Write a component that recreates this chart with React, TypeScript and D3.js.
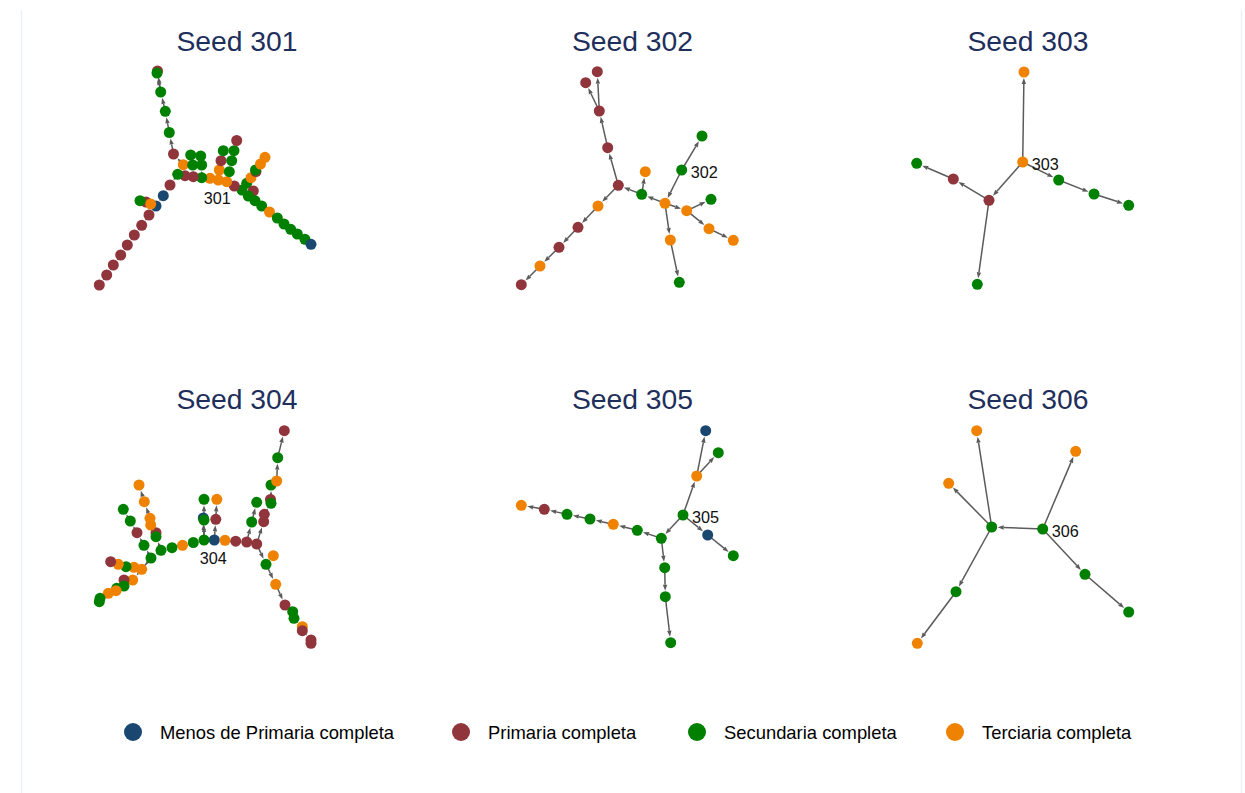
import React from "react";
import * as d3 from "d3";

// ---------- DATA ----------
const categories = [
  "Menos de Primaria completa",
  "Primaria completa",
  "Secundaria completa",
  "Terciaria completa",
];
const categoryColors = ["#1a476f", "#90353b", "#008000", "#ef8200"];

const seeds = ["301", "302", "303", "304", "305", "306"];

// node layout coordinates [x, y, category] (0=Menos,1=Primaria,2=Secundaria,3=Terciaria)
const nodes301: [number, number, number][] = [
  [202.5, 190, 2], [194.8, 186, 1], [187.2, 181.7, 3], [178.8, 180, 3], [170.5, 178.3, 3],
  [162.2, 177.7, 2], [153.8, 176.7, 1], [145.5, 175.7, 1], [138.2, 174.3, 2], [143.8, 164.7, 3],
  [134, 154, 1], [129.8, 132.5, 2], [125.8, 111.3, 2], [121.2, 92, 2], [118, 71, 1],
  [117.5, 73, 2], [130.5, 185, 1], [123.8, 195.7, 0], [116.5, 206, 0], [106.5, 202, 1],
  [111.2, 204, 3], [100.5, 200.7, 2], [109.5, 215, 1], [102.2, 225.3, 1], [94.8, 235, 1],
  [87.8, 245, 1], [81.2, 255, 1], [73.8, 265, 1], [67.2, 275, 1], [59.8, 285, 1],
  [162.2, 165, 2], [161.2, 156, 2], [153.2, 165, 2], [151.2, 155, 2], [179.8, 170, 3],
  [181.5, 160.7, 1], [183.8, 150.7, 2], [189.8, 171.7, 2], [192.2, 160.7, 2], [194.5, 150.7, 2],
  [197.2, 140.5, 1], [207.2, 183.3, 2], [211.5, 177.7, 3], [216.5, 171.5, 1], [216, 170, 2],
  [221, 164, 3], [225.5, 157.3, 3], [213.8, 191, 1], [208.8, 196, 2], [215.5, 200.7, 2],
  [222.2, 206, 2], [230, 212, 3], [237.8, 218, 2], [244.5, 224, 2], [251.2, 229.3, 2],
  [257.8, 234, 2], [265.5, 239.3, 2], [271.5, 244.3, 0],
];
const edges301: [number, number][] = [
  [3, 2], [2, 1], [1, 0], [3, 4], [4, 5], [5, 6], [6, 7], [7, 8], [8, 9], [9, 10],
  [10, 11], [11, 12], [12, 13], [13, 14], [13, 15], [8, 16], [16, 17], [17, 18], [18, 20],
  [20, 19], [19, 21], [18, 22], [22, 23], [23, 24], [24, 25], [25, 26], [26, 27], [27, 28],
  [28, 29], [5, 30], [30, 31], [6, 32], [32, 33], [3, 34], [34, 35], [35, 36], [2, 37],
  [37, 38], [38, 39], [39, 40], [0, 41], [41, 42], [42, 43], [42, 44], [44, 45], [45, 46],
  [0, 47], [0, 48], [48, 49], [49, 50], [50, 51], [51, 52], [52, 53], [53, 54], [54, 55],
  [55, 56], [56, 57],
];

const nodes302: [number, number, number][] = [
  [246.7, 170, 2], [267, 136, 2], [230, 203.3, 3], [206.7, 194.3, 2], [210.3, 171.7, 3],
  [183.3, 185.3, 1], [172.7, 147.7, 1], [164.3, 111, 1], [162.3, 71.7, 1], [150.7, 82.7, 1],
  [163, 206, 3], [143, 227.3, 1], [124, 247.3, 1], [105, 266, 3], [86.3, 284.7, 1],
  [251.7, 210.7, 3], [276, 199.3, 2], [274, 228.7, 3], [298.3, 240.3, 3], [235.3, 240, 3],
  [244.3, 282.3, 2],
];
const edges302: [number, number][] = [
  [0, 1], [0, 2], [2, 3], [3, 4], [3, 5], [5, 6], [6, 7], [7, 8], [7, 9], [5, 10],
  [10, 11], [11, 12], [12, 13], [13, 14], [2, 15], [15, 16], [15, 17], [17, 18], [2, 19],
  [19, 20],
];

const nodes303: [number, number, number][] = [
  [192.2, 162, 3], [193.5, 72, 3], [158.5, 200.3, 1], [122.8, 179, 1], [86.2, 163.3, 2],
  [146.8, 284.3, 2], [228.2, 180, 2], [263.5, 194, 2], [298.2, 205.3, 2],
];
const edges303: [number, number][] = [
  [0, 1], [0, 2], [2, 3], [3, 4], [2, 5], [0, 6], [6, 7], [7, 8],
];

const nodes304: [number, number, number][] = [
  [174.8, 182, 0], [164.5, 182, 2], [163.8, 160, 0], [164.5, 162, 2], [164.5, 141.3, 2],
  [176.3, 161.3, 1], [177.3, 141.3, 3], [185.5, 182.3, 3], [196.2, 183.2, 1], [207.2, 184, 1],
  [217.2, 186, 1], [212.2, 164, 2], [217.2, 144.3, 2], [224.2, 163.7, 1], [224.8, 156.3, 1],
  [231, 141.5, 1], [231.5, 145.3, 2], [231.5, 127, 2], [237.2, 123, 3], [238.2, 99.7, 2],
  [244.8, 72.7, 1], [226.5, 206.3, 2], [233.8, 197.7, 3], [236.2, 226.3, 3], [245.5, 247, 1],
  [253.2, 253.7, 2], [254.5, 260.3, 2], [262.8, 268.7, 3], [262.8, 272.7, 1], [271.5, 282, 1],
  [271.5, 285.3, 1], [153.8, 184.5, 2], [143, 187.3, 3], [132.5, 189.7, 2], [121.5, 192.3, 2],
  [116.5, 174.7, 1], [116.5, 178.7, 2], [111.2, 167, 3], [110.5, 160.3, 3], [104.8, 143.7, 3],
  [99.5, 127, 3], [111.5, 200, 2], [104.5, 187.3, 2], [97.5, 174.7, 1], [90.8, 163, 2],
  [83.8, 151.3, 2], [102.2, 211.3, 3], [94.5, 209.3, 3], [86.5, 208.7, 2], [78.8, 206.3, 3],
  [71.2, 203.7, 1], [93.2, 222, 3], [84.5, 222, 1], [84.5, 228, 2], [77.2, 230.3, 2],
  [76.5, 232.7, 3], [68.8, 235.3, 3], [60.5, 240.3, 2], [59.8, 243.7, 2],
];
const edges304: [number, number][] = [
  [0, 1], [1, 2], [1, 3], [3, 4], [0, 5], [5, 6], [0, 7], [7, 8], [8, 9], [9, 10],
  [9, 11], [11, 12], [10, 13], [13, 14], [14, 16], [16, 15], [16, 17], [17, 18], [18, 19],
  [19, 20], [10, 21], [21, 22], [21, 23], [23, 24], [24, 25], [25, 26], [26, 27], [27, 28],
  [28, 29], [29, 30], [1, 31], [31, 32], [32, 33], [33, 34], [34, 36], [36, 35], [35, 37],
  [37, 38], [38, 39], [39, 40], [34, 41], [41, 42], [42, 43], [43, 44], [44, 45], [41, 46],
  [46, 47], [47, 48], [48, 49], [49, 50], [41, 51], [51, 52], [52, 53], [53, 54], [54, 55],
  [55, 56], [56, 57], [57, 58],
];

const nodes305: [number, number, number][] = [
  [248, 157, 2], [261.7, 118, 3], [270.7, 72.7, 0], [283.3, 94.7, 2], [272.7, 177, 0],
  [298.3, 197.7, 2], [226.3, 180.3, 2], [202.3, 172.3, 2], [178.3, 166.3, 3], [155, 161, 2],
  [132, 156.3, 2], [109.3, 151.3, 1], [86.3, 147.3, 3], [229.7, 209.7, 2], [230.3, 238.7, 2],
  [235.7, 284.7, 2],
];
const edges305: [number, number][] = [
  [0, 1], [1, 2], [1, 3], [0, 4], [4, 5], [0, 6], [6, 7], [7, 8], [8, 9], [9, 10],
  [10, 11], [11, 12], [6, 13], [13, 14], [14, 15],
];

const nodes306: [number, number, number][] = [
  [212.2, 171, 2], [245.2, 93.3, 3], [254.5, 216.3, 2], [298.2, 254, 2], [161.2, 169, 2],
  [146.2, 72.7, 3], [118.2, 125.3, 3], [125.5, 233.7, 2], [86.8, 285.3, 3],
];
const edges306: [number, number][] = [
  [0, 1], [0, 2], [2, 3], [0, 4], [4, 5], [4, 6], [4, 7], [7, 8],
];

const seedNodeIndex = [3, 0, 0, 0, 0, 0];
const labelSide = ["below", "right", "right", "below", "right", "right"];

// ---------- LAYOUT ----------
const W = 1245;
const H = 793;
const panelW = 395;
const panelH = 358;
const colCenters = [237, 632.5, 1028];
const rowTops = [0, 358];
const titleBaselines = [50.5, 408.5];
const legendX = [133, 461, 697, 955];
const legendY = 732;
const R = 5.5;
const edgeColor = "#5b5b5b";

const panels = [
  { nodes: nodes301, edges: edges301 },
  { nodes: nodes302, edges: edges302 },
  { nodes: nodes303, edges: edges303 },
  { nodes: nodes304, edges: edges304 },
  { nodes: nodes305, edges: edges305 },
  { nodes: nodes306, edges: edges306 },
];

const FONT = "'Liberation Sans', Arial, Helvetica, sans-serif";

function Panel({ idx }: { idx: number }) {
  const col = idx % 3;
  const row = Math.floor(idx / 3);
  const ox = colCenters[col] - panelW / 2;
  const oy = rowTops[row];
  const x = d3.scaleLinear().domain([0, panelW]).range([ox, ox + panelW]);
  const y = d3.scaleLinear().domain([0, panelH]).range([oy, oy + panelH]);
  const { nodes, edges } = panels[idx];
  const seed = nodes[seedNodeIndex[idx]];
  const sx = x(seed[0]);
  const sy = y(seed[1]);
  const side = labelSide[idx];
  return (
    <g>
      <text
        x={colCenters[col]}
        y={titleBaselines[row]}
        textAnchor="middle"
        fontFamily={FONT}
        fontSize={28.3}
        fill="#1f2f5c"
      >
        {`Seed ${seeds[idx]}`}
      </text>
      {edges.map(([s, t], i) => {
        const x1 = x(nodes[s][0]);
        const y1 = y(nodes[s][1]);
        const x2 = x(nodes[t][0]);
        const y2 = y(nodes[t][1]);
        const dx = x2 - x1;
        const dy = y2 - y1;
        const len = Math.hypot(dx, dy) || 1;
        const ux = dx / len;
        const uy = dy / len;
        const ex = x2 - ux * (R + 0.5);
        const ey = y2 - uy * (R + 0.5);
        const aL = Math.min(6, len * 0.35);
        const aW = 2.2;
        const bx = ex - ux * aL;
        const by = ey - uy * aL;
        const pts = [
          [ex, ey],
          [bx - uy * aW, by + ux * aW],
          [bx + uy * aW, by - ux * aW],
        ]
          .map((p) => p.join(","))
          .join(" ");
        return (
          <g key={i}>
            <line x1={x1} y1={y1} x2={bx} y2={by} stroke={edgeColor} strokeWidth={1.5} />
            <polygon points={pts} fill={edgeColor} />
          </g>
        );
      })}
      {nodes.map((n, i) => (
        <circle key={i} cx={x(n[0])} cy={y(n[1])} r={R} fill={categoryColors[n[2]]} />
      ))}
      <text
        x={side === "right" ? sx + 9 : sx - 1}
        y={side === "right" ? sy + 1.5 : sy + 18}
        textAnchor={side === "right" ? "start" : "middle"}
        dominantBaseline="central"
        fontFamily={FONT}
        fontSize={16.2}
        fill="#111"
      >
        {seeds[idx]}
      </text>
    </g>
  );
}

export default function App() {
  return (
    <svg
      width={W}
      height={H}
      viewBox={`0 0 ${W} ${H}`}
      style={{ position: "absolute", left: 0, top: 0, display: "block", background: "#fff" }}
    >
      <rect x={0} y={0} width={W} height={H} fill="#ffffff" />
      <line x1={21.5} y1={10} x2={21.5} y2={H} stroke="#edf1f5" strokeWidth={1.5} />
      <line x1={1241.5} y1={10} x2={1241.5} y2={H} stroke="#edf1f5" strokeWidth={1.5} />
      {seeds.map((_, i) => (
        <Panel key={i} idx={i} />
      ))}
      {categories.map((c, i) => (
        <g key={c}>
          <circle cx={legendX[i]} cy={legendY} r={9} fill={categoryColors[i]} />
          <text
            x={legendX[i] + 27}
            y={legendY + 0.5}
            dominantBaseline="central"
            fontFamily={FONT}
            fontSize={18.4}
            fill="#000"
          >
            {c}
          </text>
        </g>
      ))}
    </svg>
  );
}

⁂

*AIM OF THE TASK*
Check each line above for the word "React", and copy the lines where it appears.

*RESPONSE TO THE EXERCISE*
Write a component that recreates this chart with React, TypeScript and D3.js.
import React from "react";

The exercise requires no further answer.